Great coverage of ATP as usual Sacha. In answer to your question above, consider the following. The spread (yield above the GoC 5 year) demanded by the market at reset (on December 31st) for the B series (AZP.PR.B) is 6.4%. As the market begins to reflect the improvements in the company that will lead to a higher common share price, so will the market reflect improved credit metrics for the company. This ought to lead to a lower spread. If the spread drops to 5.0% coincidentally with your SP spike, the B’s will be priced 35% higher than Friday.

So an answer to “why?” is that we can earn 7.9% (after reset in December for the next five years based on Friday’s price) while we wait for a 35% lift (or better if the spread falls further) that ought to accompany an increase in the price of the commons. The downside protection if we are terribly wrong about ATP is also better and the cash along the way is very nice if this process takes far longer than we hope.

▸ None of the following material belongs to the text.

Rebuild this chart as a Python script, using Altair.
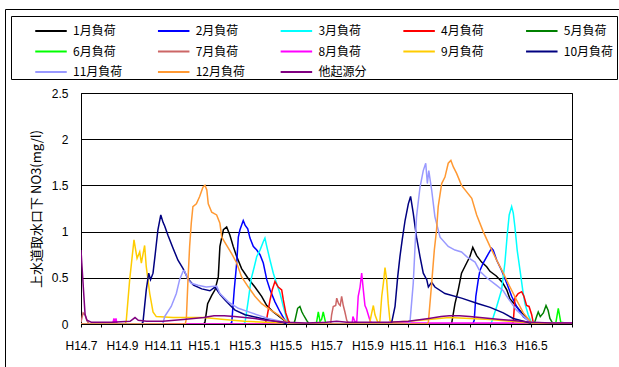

I’d go even one step further and suggest that in increase in the common share price will be predicted by downward movement in the spreads of the preferreds – i.e. the prefs will reflect better conditions first.

Sacha,

Do you think they will leave the AZP.PR.A (and other pref) outstanding or offer less than par if they accept a takeover bid?

If there is a par offer, it’s a pretty big premium to the recent price of AZP.PR.A plus the dividend of course but perhaps some higher risk of disappointment.

I appreciate that, I just was wondering what you thought they would do. The BOD would know they are leaving pref shareholders in a poor position if they were to sell to private equity without getting a tender offer for the preferred. The could come with an offer below par like with the recent Rona transaction.

Safety – a quick scan of today’s INK Insider report for ATP reveals that only Gilbert Samuel Palter (a Director) owns any preferred shares and not many at that. So we can possibly infer that insiders don’t give much of a hoot about preferred shareholders, except of course for their general fiduciary duty to them.

My working assumption is that they would live on after an acquisition. If the acquiring entity has a higher credit rating, the market price would go up. Retirement/extinguishment of the preferred shares would then be at the unknowable pace/discretion of the new owner.

I think if PE buys it, the prefs are going to remain (check out CSE A, whose common got taken out by PE around the same time as Rona)
I remember the reason Rona prefs got taken out is that Lowes didn’t want any Canadian reporting obligations.